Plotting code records
------------------------------------

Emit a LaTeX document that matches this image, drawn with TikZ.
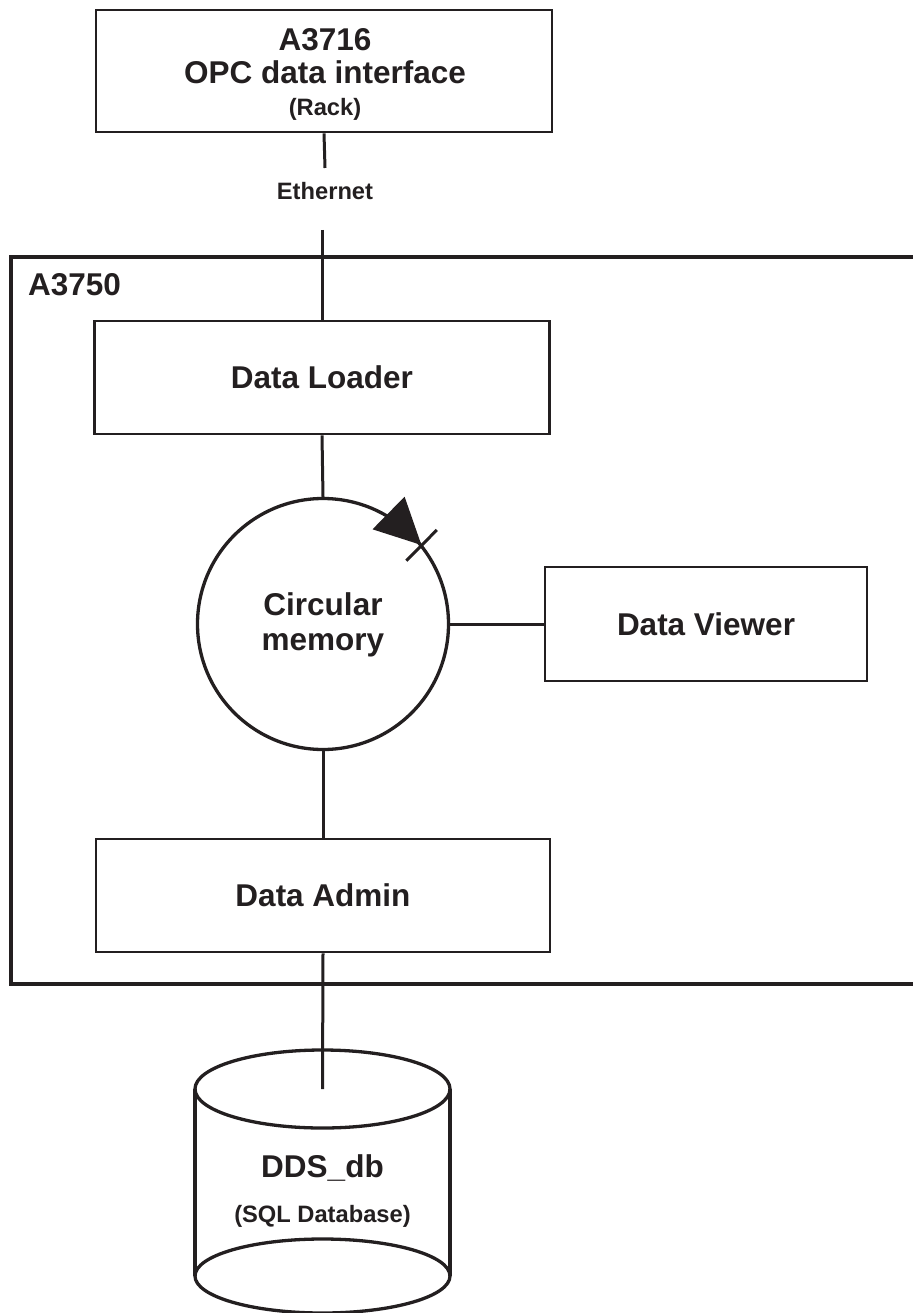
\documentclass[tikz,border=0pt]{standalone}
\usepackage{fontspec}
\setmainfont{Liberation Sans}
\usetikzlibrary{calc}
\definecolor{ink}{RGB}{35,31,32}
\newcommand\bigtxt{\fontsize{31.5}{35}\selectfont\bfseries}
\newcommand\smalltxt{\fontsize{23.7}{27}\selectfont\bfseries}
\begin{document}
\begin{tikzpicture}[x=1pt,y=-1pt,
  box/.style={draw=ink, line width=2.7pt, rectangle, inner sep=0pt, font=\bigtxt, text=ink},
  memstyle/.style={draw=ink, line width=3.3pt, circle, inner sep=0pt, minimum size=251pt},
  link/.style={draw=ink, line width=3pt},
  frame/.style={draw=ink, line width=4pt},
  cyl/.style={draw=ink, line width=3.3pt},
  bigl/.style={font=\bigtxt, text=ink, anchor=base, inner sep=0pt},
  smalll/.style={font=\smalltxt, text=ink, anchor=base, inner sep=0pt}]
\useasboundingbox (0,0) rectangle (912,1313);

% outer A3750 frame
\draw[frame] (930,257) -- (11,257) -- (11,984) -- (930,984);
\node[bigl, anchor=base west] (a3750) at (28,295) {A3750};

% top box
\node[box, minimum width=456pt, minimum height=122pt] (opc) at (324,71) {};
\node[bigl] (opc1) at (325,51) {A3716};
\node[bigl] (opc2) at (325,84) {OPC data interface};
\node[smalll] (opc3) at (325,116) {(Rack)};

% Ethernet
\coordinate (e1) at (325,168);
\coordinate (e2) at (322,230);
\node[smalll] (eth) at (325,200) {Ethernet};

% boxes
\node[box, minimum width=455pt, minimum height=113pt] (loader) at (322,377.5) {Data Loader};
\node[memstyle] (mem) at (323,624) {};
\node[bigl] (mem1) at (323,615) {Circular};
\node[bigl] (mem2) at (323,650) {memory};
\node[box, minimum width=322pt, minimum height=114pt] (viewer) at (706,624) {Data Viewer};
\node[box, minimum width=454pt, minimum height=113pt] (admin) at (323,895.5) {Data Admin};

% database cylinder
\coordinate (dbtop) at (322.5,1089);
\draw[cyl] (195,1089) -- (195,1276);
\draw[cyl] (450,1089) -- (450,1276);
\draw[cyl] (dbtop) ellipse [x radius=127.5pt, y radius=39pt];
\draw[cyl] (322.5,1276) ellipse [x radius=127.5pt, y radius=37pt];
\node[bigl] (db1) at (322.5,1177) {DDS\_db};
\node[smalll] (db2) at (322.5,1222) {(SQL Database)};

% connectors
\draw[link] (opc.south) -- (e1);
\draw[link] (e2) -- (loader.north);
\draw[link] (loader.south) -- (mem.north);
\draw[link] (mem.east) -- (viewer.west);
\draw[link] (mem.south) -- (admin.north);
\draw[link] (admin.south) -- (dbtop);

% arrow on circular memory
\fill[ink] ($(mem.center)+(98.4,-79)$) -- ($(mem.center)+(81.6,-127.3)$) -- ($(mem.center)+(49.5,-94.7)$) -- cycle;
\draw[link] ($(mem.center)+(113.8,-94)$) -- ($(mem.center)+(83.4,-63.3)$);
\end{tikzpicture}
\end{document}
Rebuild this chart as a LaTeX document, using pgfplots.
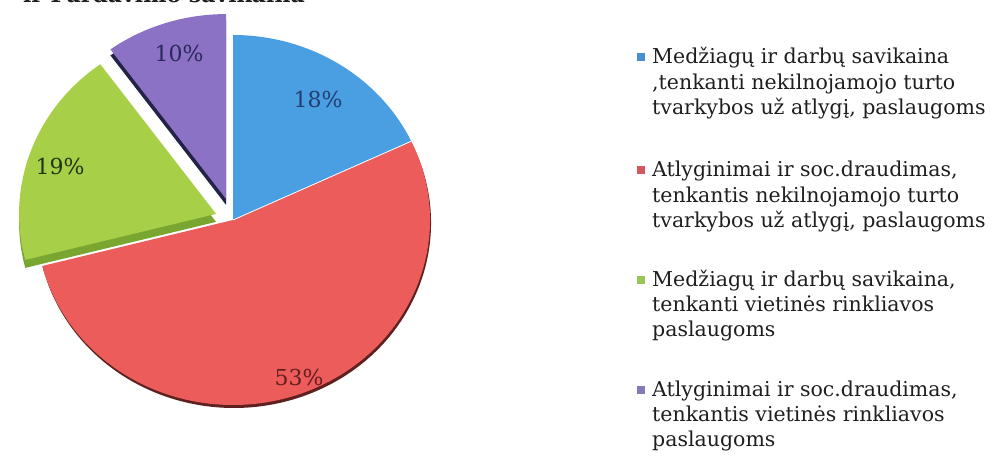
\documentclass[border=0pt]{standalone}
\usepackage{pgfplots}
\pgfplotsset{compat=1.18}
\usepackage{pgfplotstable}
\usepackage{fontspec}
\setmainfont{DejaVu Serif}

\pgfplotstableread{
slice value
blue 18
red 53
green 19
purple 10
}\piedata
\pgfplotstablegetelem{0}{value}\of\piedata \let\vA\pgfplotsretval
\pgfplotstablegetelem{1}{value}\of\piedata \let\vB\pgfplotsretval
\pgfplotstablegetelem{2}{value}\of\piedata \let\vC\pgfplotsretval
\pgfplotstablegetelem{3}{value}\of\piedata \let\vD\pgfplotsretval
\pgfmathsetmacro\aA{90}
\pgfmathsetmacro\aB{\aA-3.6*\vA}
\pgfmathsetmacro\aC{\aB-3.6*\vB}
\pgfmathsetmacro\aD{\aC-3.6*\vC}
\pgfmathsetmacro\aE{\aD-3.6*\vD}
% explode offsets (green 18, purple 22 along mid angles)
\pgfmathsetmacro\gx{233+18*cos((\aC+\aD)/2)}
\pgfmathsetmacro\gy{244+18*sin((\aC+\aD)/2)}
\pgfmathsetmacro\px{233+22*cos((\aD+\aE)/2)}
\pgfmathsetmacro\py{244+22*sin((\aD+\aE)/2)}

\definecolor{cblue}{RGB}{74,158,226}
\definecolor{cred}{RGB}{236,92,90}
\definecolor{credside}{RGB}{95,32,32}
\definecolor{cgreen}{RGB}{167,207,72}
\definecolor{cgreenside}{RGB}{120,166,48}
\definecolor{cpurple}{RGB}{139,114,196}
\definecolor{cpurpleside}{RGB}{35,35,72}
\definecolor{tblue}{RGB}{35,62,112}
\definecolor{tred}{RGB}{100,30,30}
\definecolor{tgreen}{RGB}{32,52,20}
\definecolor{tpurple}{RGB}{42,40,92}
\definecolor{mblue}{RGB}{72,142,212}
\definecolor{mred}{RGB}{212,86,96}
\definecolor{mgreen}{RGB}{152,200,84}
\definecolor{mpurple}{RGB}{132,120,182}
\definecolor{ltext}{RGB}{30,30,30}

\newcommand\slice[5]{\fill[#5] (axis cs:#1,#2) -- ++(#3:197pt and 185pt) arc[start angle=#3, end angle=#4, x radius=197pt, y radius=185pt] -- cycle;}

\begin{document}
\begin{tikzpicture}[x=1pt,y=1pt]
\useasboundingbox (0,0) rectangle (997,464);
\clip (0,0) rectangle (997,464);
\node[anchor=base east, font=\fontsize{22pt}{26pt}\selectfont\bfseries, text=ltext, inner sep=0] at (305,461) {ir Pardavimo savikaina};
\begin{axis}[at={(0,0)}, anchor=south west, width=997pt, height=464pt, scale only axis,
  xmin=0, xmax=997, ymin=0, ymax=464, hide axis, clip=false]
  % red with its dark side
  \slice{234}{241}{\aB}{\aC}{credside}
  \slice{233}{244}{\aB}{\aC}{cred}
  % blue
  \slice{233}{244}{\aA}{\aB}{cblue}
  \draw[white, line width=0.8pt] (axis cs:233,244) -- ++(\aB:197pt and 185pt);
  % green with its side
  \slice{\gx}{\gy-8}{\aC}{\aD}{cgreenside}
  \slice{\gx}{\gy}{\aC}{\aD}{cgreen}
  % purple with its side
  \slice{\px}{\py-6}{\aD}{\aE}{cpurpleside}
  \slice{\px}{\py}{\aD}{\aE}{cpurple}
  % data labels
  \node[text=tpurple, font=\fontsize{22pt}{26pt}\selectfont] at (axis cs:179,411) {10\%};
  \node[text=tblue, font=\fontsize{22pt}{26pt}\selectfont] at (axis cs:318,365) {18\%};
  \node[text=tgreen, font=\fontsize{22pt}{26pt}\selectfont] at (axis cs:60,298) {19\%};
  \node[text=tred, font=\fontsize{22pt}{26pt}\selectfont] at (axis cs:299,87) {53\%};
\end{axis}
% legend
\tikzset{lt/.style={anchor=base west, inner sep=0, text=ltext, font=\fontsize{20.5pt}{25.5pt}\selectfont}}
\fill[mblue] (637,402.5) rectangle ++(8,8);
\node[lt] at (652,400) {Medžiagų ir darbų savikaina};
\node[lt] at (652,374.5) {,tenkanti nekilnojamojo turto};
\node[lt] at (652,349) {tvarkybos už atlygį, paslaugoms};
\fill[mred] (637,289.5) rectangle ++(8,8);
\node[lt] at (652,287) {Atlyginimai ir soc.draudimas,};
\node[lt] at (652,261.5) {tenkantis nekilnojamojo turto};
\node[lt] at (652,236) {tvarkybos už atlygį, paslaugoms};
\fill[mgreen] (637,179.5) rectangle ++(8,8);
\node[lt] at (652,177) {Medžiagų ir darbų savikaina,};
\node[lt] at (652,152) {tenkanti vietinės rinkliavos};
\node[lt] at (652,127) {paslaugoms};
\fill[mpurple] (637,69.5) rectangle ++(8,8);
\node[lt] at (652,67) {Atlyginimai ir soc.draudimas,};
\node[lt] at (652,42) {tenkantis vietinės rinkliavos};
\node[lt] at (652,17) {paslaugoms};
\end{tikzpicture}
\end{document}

------------------------------------

Extract, from the material above, each line holding the word "this".

Full solution:
Emit a LaTeX document that matches this image, drawn with TikZ.
Rebuild this chart as a LaTeX document, using pgfplots.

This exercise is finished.